== Task description ==
Repeat the data below exactly, dropping any pictures it holds.

== Dataset section ==
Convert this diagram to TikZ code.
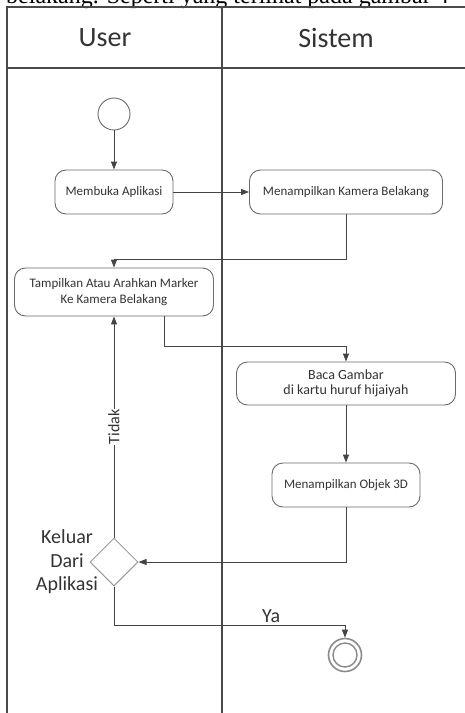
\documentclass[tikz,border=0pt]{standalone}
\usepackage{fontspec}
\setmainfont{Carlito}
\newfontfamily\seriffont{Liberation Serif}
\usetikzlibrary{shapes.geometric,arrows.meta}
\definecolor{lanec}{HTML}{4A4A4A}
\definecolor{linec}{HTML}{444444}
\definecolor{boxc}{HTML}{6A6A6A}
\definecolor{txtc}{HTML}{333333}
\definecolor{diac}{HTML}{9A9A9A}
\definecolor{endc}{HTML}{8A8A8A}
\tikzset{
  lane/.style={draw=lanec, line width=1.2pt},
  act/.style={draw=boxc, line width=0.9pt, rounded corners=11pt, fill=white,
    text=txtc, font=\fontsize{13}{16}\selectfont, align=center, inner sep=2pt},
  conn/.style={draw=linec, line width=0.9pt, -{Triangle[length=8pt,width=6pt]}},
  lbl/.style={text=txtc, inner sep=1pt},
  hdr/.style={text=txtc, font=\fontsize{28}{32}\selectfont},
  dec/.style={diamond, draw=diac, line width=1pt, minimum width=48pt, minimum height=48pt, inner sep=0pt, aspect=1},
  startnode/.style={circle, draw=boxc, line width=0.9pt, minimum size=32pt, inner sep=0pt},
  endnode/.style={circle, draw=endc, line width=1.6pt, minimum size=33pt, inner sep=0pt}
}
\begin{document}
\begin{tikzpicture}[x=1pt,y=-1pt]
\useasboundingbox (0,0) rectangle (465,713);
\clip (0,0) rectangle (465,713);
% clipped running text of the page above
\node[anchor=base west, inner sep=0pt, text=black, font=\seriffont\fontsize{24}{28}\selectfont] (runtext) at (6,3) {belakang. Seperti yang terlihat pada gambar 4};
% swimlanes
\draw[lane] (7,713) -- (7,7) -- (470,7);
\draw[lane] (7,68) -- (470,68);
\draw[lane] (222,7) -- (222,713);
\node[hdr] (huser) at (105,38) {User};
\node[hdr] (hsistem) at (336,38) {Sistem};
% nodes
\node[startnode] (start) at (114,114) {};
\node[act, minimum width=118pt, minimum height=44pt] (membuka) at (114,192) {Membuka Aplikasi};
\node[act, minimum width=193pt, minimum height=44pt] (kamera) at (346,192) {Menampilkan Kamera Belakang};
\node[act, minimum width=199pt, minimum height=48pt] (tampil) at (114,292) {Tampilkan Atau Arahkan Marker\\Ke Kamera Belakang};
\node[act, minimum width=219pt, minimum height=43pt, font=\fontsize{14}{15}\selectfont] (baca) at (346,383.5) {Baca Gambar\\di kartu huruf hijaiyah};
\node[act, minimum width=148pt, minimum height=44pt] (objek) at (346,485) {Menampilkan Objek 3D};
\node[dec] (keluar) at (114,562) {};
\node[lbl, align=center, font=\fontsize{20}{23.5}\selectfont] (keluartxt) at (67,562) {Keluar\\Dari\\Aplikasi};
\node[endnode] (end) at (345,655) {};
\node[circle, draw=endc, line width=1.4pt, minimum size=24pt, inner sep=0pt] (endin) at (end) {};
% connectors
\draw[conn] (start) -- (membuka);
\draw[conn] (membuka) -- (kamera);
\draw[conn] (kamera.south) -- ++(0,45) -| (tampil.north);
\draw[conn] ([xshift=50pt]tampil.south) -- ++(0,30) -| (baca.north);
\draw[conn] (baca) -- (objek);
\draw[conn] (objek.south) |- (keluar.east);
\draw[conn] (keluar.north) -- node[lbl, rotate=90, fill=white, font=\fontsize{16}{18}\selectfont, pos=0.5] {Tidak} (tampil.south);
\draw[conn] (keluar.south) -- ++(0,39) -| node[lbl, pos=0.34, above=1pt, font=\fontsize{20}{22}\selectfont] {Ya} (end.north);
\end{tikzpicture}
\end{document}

== Task solution ==
Convert this diagram to TikZ code.
\documentclass[tikz,border=0pt]{standalone}
\usepackage{fontspec}
\setmainfont{Carlito}
\newfontfamily\seriffont{Liberation Serif}
\usetikzlibrary{shapes.geometric,arrows.meta}
\definecolor{lanec}{HTML}{4A4A4A}
\definecolor{linec}{HTML}{444444}
\definecolor{boxc}{HTML}{6A6A6A}
\definecolor{txtc}{HTML}{333333}
\definecolor{diac}{HTML}{9A9A9A}
\definecolor{endc}{HTML}{8A8A8A}
\tikzset{
  lane/.style={draw=lanec, line width=1.2pt},
  act/.style={draw=boxc, line width=0.9pt, rounded corners=11pt, fill=white,
    text=txtc, font=\fontsize{13}{16}\selectfont, align=center, inner sep=2pt},
  conn/.style={draw=linec, line width=0.9pt, -{Triangle[length=8pt,width=6pt]}},
  lbl/.style={text=txtc, inner sep=1pt},
  hdr/.style={text=txtc, font=\fontsize{28}{32}\selectfont},
  dec/.style={diamond, draw=diac, line width=1pt, minimum width=48pt, minimum height=48pt, inner sep=0pt, aspect=1},
  startnode/.style={circle, draw=boxc, line width=0.9pt, minimum size=32pt, inner sep=0pt},
  endnode/.style={circle, draw=endc, line width=1.6pt, minimum size=33pt, inner sep=0pt}
}
\begin{document}
\begin{tikzpicture}[x=1pt,y=-1pt]
\useasboundingbox (0,0) rectangle (465,713);
\clip (0,0) rectangle (465,713);
% clipped running text of the page above
\node[anchor=base west, inner sep=0pt, text=black, font=\seriffont\fontsize{24}{28}\selectfont] (runtext) at (6,3) {belakang. Seperti yang terlihat pada gambar 4};
% swimlanes
\draw[lane] (7,713) -- (7,7) -- (470,7);
\draw[lane] (7,68) -- (470,68);
\draw[lane] (222,7) -- (222,713);
\node[hdr] (huser) at (105,38) {User};
\node[hdr] (hsistem) at (336,38) {Sistem};
% nodes
\node[startnode] (start) at (114,114) {};
\node[act, minimum width=118pt, minimum height=44pt] (membuka) at (114,192) {Membuka Aplikasi};
\node[act, minimum width=193pt, minimum height=44pt] (kamera) at (346,192) {Menampilkan Kamera Belakang};
\node[act, minimum width=199pt, minimum height=48pt] (tampil) at (114,292) {Tampilkan Atau Arahkan Marker\\Ke Kamera Belakang};
\node[act, minimum width=219pt, minimum height=43pt, font=\fontsize{14}{15}\selectfont] (baca) at (346,383.5) {Baca Gambar\\di kartu huruf hijaiyah};
\node[act, minimum width=148pt, minimum height=44pt] (objek) at (346,485) {Menampilkan Objek 3D};
\node[dec] (keluar) at (114,562) {};
\node[lbl, align=center, font=\fontsize{20}{23.5}\selectfont] (keluartxt) at (67,562) {Keluar\\Dari\\Aplikasi};
\node[endnode] (end) at (345,655) {};
\node[circle, draw=endc, line width=1.4pt, minimum size=24pt, inner sep=0pt] (endin) at (end) {};
% connectors
\draw[conn] (start) -- (membuka);
\draw[conn] (membuka) -- (kamera);
\draw[conn] (kamera.south) -- ++(0,45) -| (tampil.north);
\draw[conn] ([xshift=50pt]tampil.south) -- ++(0,30) -| (baca.north);
\draw[conn] (baca) -- (objek);
\draw[conn] (objek.south) |- (keluar.east);
\draw[conn] (keluar.north) -- node[lbl, rotate=90, fill=white, font=\fontsize{16}{18}\selectfont, pos=0.5] {Tidak} (tampil.south);
\draw[conn] (keluar.south) -- ++(0,39) -| node[lbl, pos=0.34, above=1pt, font=\fontsize{20}{22}\selectfont] {Ya} (end.north);
\end{tikzpicture}
\end{document}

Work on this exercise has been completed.